1. No Proper Interview Process
One of the biggest mistakes when hiring remote employees is not having a proper interview process. Generally, the interview process should involve getting an accurate measure of how someone is going to perform.
Most companies have standardized interview systems for hiring workers conventionally, but many companies haven’t applied these principles to their remote working hiring process.
Many companies have simply hired remote workers based on work samples without conducting any “face to face” interviews. This is a mistake because without seeing and communicating with a potential employee, you have no idea what they’ll be like to work with.
For example, you might not get a good measure of how they’ll handle high-pressure situations. You also might not get an accurate idea of how they’ll fit in with your company culture.
There are also other subtle ways that you can evaluate a potential employee during video interviews for candidates. For example, do they have a good workspace set up? How is their audio and video quality? These are things that can show you how seriously a candidate is going to take work from home.
Also, it will help you to pick out candidates who are scammers. Some people will take a remote job and then outsource the job to someone who will do it cheaply. Usually, people doing this get caught eventually, but if you do video interviews for candidates, it’s more likely that you’ll catch it early.
Usually, someone who does this kind of thing won’t be able to answer basic questions about the job and their field. Doing a proper interview through something like Zoom or Skype ensures that you won’t get caught out.
2. Hiring Remote Workers for the Cheaper Rate
Doing business is all about making money. One of the big ways that many companies try to make a profit is to reduce their costs. Many companies are attracted to hiring remote workers as it allows them to hire people at a cheaper rate.
This can work well if you hire workers from certain countries. For example, if you’re a company based in the USA, you can hire a remote worker from the Phillippines for a very cheap rate.
Many companies find these kinds of savings too alluring to resits. The trouble is that you’re sacrificing a lot by going for the cheapest possible rate. The cheapest remote workers might not have the kind of skills you can get by hiring someone locally.
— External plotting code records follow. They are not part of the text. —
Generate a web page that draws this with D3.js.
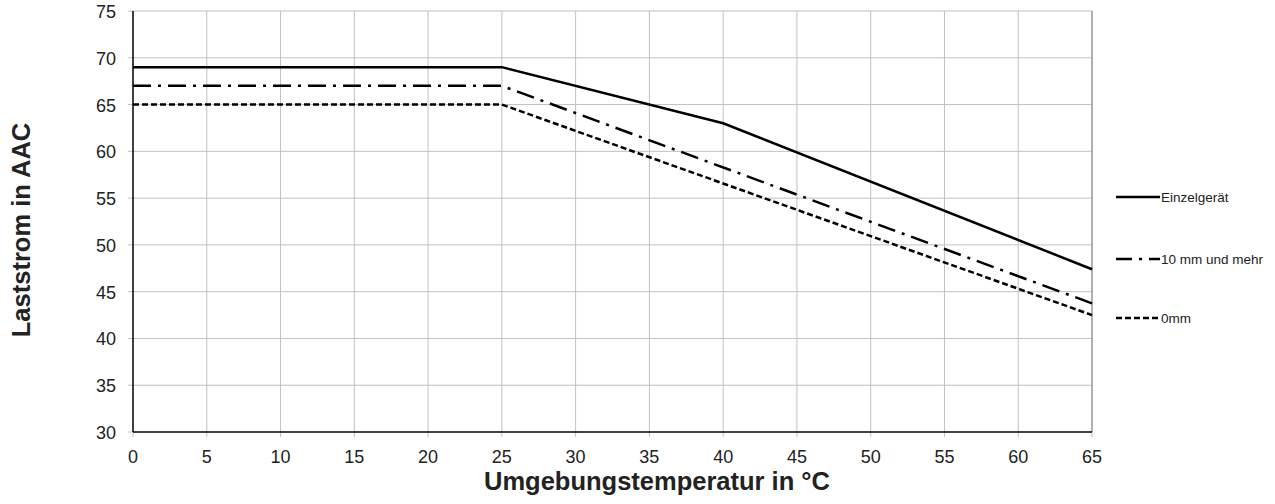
<!DOCTYPE html>
<html><head><meta charset="utf-8">
<script src="https://cdn.jsdelivr.net/npm/d3@7"></script>
<style>body{margin:0;background:#fff;}svg{display:block;font-family:"Liberation Sans",Arial,sans-serif;}</style>
</head><body><svg id="c" width="1275" height="504"></svg>
<script>
const xTicks = [0,5,10,15,20,25,30,35,40,45,50,55,60,65];
const yTicks = [30,35,40,45,50,55,60,65,70,75];
const tempEinzel = [0,25,40,65];
const valEinzel = [69,69,63,47.4];
const temp10mm = [0,25,65];
const val10mm = [67,67,43.75];
const temp0mm = [0,25,65];
const val0mm = [65,65,42.5];
const seriesNames = ["Einzelgerät","10 mm und mehr","0mm"];

const svg = d3.select("#c");
const L=133, R=1092, T=11, B=432;
const x = d3.scaleLinear().domain([0,65]).range([L,R]);
const y = d3.scaleLinear().domain([30,75]).range([B,T]);

// grid
svg.append("g").selectAll("line").data(xTicks.slice(1)).join("line")
 .attr("x1",d=>x(d)).attr("x2",d=>x(d)).attr("y1",T).attr("y2",B+5)
 .attr("stroke","#c0c0c0").attr("stroke-width",1);
svg.append("g").selectAll("line").data(yTicks.slice(1)).join("line")
 .attr("x1",L-5).attr("x2",R).attr("y1",d=>y(d)).attr("y2",d=>y(d))
 .attr("stroke","#c0c0c0").attr("stroke-width",1);
svg.append("line").attr("x1",L).attr("x2",L).attr("y1",B).attr("y2",B+5).attr("stroke","#c0c0c0");
svg.append("line").attr("x1",L-5).attr("x2",L).attr("y1",B).attr("y2",B).attr("stroke","#c0c0c0");
// border right
svg.append("line").attr("x1",R).attr("x2",R).attr("y1",T).attr("y2",B).attr("stroke","#808080").attr("stroke-width",1);
// axes
svg.append("line").attr("x1",L).attr("x2",L).attr("y1",T).attr("y2",B).attr("stroke","#000").attr("stroke-width",1.5);
svg.append("line").attr("x1",L).attr("x2",R).attr("y1",B).attr("y2",B).attr("stroke","#000").attr("stroke-width",1.5);

// tick labels
svg.append("g").selectAll("text").data(xTicks).join("text")
 .attr("x",d=>x(d)).attr("y",B+31).attr("text-anchor","middle")
 .attr("font-size",18).attr("fill","#222").text(d=>d);
svg.append("g").selectAll("text").data(yTicks).join("text")
 .attr("x",L-17).attr("y",d=>y(d)+7).attr("text-anchor","end")
 .attr("font-size",18).attr("fill","#222").text(d=>d);

// titles
svg.append("text").attr("x",657).attr("y",490).attr("text-anchor","middle")
 .attr("font-size",25.5).attr("font-weight","bold").attr("fill","#222").text("Umgebungstemperatur in °C");
svg.append("text").attr("transform",`translate(30,230) rotate(-90)`).attr("text-anchor","middle")
 .attr("font-size",25.5).attr("font-weight","bold").attr("fill","#222").text("Laststrom in AAC");

const dashes = [null,"18,7,3,7","6,3"];
const series = [
 {name:seriesNames[0], t:tempEinzel, v:valEinzel},
 {name:seriesNames[1], t:temp10mm, v:val10mm},
 {name:seriesNames[2], t:temp0mm, v:val0mm}
];
const line = d3.line().x(d=>x(d[0])).y(d=>y(d[1]));
series.forEach((s,i)=>{
  svg.append("path").datum(s.t.map((t,j)=>[t,s.v[j]]))
   .attr("d",line).attr("fill","none").attr("stroke","#000").attr("stroke-width",2.5)
   .attr("stroke-dasharray",dashes[i]);
});

// legend
const legY=[197,259,318];
series.forEach((s,i)=>{
  svg.append("line").attr("x1",1116).attr("x2",1160).attr("y1",legY[i]).attr("y2",legY[i])
   .attr("stroke","#000").attr("stroke-width",2.5).attr("stroke-dasharray",i==1?"16,7,3,7":(i==2?"6,3":null));
  svg.append("text").attr("x",1161).attr("y",legY[i]+5).attr("font-size",13.5).attr("fill","#222").text(s.name);
});
</script></body></html>
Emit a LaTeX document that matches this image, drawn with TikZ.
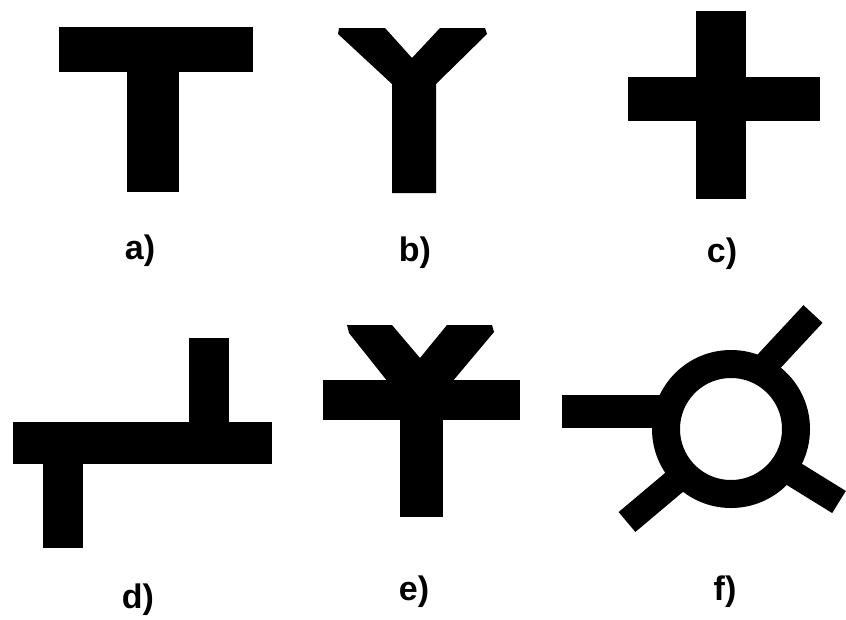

In a lot of cases, hiring the cheapest possible option can end up costing you more money. For example, if you hire someone who doesn’t speak English as their first language, you might have to do extensive edits to make their work readable.
This means that you need to pay a seconds worker to fix the work of the first worker. It makes more sense to pay a little more to hire a reliable remote worker who can get the job done right the first time.
3. Not Properly Training Remote Workers
Another big mistake is when you don’t properly train your remote workers to do the job. This is often an issue with not having the right processes in place. Many companies are pivoting to dealing with remote workers for the first time, so they haven’t adapted their training programs to work with remote employees.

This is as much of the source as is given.